Rows from a dataset of charts and code:
····················

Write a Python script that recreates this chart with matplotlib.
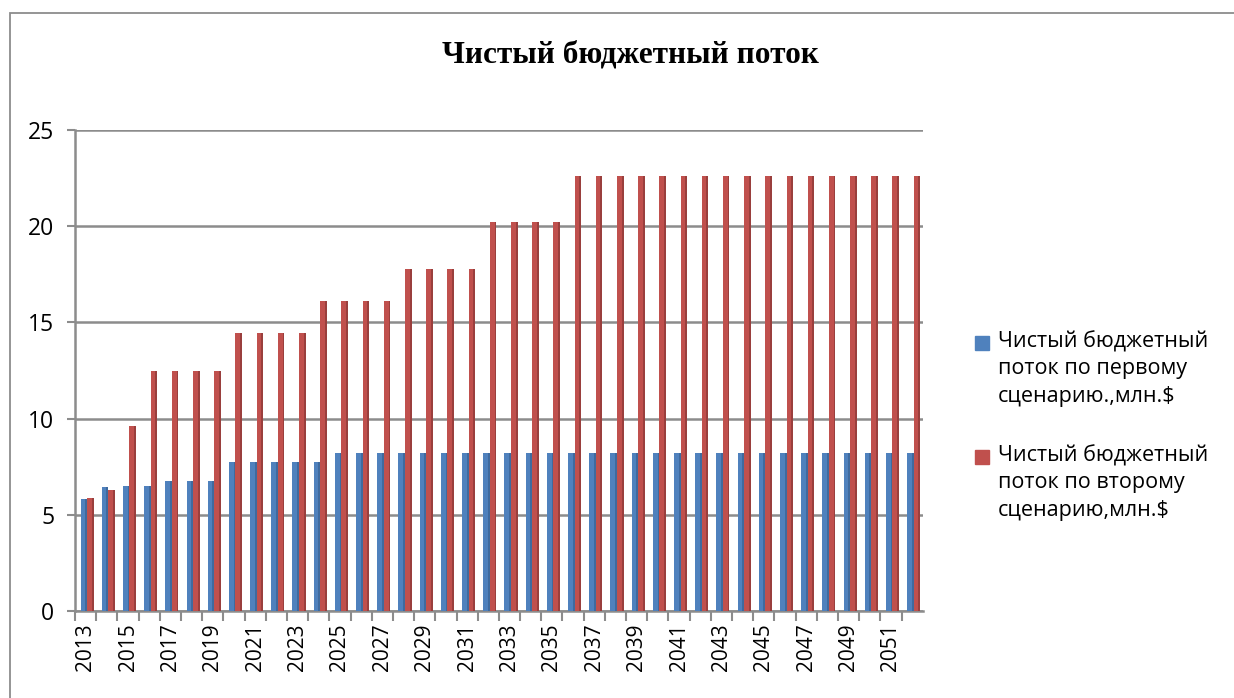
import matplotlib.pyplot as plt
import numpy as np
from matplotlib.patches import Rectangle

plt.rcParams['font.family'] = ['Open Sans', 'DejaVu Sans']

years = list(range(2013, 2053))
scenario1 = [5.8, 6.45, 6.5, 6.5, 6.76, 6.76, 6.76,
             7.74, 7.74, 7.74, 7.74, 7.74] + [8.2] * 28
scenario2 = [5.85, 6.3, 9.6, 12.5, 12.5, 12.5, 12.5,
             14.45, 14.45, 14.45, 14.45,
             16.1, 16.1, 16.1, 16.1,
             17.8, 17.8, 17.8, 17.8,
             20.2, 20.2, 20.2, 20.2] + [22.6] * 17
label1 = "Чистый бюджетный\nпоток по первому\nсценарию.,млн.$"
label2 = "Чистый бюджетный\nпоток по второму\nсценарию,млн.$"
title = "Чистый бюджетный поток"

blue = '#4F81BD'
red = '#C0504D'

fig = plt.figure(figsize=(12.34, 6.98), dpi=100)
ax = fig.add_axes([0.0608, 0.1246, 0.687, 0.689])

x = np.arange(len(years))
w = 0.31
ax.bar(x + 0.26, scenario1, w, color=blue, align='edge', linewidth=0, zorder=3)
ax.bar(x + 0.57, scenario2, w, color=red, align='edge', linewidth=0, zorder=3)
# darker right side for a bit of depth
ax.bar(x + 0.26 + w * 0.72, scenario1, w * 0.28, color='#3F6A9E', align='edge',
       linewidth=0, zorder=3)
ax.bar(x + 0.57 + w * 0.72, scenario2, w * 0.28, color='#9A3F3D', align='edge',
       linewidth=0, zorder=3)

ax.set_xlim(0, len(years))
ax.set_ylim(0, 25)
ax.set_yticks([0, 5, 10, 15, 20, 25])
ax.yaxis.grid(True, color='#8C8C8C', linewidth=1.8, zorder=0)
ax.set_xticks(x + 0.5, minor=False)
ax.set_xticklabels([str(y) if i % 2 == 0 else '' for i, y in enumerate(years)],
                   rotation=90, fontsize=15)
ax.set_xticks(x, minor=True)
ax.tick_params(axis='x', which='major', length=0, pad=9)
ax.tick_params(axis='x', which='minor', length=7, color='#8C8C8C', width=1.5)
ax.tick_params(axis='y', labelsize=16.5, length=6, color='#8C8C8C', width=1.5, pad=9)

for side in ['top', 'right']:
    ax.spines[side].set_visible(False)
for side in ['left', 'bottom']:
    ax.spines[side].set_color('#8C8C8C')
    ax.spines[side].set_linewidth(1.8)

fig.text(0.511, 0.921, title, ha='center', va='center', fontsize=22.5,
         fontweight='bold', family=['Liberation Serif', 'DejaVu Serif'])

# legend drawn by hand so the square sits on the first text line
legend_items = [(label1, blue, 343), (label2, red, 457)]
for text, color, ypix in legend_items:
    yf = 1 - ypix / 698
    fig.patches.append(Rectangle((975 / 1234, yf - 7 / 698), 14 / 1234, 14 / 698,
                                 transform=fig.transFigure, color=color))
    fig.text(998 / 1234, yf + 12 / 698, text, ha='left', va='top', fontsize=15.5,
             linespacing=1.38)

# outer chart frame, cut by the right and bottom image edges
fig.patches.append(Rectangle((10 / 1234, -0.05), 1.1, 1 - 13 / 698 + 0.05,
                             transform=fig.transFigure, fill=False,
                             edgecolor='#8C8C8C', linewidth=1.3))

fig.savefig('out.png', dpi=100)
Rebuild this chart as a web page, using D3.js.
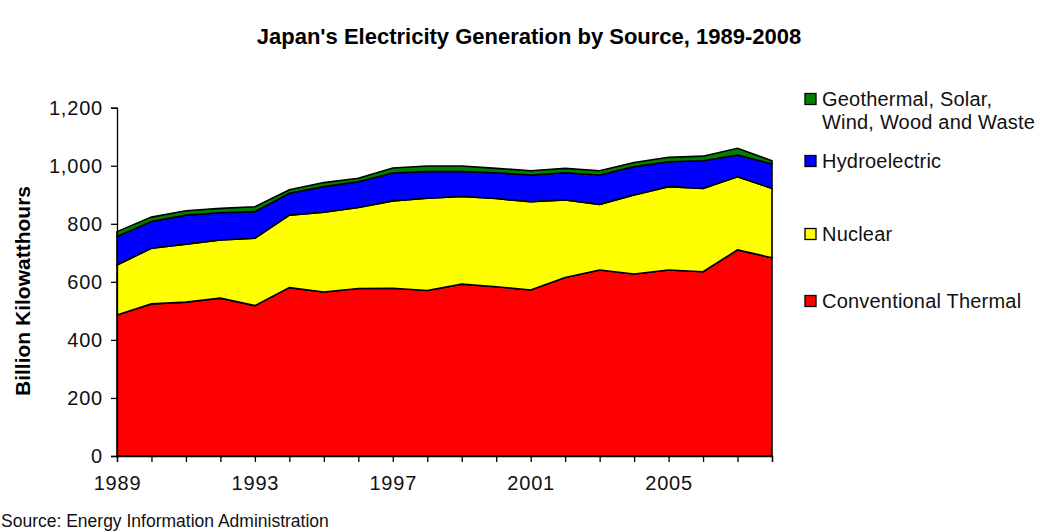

····················

**PROBLEM DESCRIPTION:** Write out again exactly the lines from the start of the data above through the line containing "plt.rcParams['font.family'] = ['Open", inclusive, excluding any pictures.

**FULL RESPONSE:**
Write a Python script that recreates this chart with matplotlib.
import matplotlib.pyplot as plt
import numpy as np
from matplotlib.patches import Rectangle

plt.rcParams['font.family'] = ['Open Sans', 'DejaVu Sans']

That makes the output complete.